▶ WHAT IS ASKED
Write the data out again exactly, with no pictures.

▶ DATA EXCERPT
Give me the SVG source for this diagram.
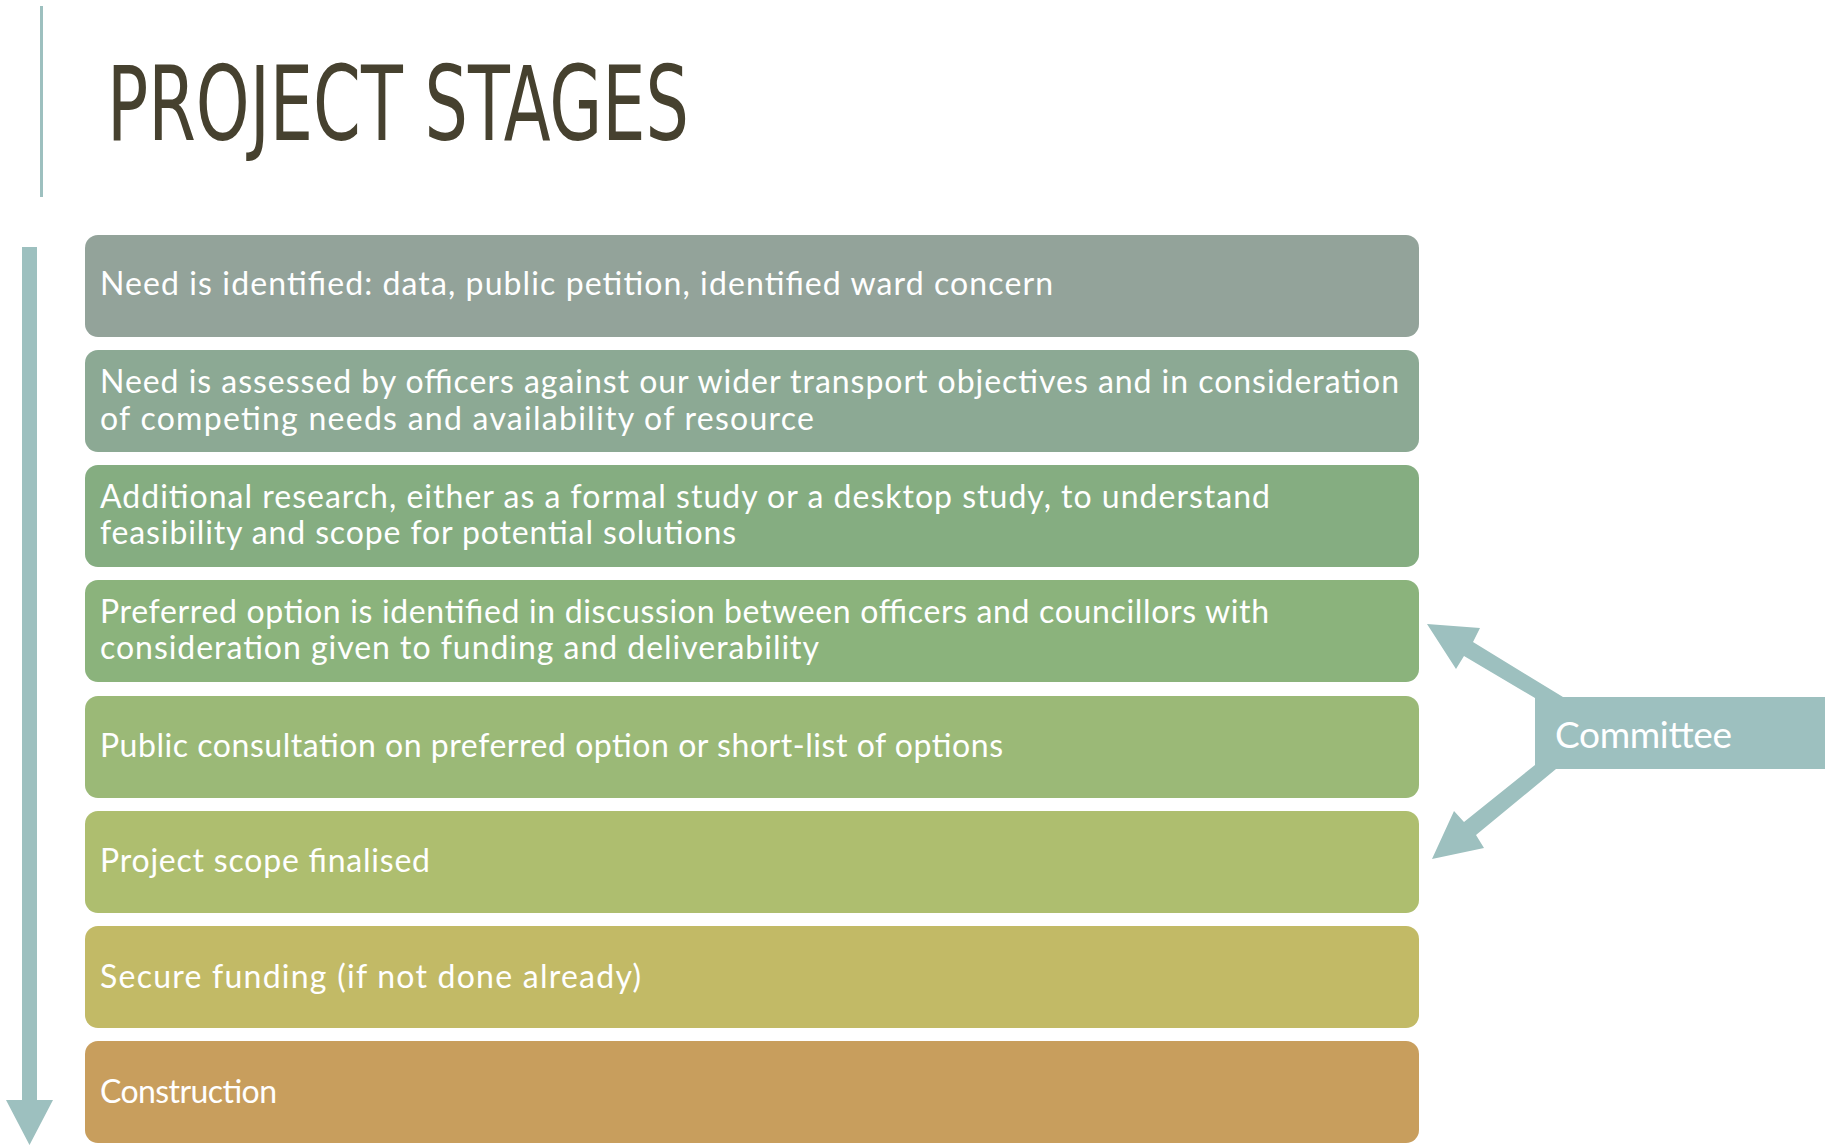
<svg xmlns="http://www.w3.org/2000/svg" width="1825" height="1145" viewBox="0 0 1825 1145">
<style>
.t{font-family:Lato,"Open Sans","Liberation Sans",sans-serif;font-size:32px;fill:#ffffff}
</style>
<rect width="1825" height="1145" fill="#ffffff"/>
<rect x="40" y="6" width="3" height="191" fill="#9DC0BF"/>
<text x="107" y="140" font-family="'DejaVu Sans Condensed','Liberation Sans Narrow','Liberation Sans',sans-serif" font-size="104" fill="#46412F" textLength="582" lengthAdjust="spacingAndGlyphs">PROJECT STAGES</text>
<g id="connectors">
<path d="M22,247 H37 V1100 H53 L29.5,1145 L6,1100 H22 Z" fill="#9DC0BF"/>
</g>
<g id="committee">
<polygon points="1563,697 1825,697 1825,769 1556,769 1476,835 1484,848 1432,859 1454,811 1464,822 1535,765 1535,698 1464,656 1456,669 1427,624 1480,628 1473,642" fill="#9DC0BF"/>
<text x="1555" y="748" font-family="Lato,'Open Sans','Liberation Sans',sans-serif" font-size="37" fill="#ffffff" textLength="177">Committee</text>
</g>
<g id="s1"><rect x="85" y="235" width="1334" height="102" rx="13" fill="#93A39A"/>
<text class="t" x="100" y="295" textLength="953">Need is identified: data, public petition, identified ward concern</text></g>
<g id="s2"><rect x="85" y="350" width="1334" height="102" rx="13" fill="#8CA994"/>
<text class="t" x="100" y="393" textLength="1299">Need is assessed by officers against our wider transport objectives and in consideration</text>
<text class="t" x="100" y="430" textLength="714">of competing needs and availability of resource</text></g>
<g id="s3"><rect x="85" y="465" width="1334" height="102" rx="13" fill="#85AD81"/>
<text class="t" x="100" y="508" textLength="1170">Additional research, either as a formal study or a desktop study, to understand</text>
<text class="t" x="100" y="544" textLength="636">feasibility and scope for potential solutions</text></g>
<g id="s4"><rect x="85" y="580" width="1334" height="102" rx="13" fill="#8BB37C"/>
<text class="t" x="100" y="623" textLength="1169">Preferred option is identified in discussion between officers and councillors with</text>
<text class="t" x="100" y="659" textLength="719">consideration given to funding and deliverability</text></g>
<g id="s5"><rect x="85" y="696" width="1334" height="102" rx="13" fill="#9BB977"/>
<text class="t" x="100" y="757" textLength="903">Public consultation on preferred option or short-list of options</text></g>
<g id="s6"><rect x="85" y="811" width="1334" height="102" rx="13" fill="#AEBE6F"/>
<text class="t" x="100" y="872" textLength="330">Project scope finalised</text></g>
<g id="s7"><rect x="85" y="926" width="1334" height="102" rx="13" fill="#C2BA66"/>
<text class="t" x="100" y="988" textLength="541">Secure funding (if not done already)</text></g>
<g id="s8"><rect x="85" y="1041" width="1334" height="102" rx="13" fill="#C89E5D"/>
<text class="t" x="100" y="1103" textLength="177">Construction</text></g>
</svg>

▶ SOLUTION FOR THIS EXERCISE
Give me the SVG source for this diagram.
<svg xmlns="http://www.w3.org/2000/svg" width="1825" height="1145" viewBox="0 0 1825 1145">
<style>
.t{font-family:Lato,"Open Sans","Liberation Sans",sans-serif;font-size:32px;fill:#ffffff}
</style>
<rect width="1825" height="1145" fill="#ffffff"/>
<rect x="40" y="6" width="3" height="191" fill="#9DC0BF"/>
<text x="107" y="140" font-family="'DejaVu Sans Condensed','Liberation Sans Narrow','Liberation Sans',sans-serif" font-size="104" fill="#46412F" textLength="582" lengthAdjust="spacingAndGlyphs">PROJECT STAGES</text>
<g id="connectors">
<path d="M22,247 H37 V1100 H53 L29.5,1145 L6,1100 H22 Z" fill="#9DC0BF"/>
</g>
<g id="committee">
<polygon points="1563,697 1825,697 1825,769 1556,769 1476,835 1484,848 1432,859 1454,811 1464,822 1535,765 1535,698 1464,656 1456,669 1427,624 1480,628 1473,642" fill="#9DC0BF"/>
<text x="1555" y="748" font-family="Lato,'Open Sans','Liberation Sans',sans-serif" font-size="37" fill="#ffffff" textLength="177">Committee</text>
</g>
<g id="s1"><rect x="85" y="235" width="1334" height="102" rx="13" fill="#93A39A"/>
<text class="t" x="100" y="295" textLength="953">Need is identified: data, public petition, identified ward concern</text></g>
<g id="s2"><rect x="85" y="350" width="1334" height="102" rx="13" fill="#8CA994"/>
<text class="t" x="100" y="393" textLength="1299">Need is assessed by officers against our wider transport objectives and in consideration</text>
<text class="t" x="100" y="430" textLength="714">of competing needs and availability of resource</text></g>
<g id="s3"><rect x="85" y="465" width="1334" height="102" rx="13" fill="#85AD81"/>
<text class="t" x="100" y="508" textLength="1170">Additional research, either as a formal study or a desktop study, to understand</text>
<text class="t" x="100" y="544" textLength="636">feasibility and scope for potential solutions</text></g>
<g id="s4"><rect x="85" y="580" width="1334" height="102" rx="13" fill="#8BB37C"/>
<text class="t" x="100" y="623" textLength="1169">Preferred option is identified in discussion between officers and councillors with</text>
<text class="t" x="100" y="659" textLength="719">consideration given to funding and deliverability</text></g>
<g id="s5"><rect x="85" y="696" width="1334" height="102" rx="13" fill="#9BB977"/>
<text class="t" x="100" y="757" textLength="903">Public consultation on preferred option or short-list of options</text></g>
<g id="s6"><rect x="85" y="811" width="1334" height="102" rx="13" fill="#AEBE6F"/>
<text class="t" x="100" y="872" textLength="330">Project scope finalised</text></g>
<g id="s7"><rect x="85" y="926" width="1334" height="102" rx="13" fill="#C2BA66"/>
<text class="t" x="100" y="988" textLength="541">Secure funding (if not done already)</text></g>
<g id="s8"><rect x="85" y="1041" width="1334" height="102" rx="13" fill="#C89E5D"/>
<text class="t" x="100" y="1103" textLength="177">Construction</text></g>
</svg>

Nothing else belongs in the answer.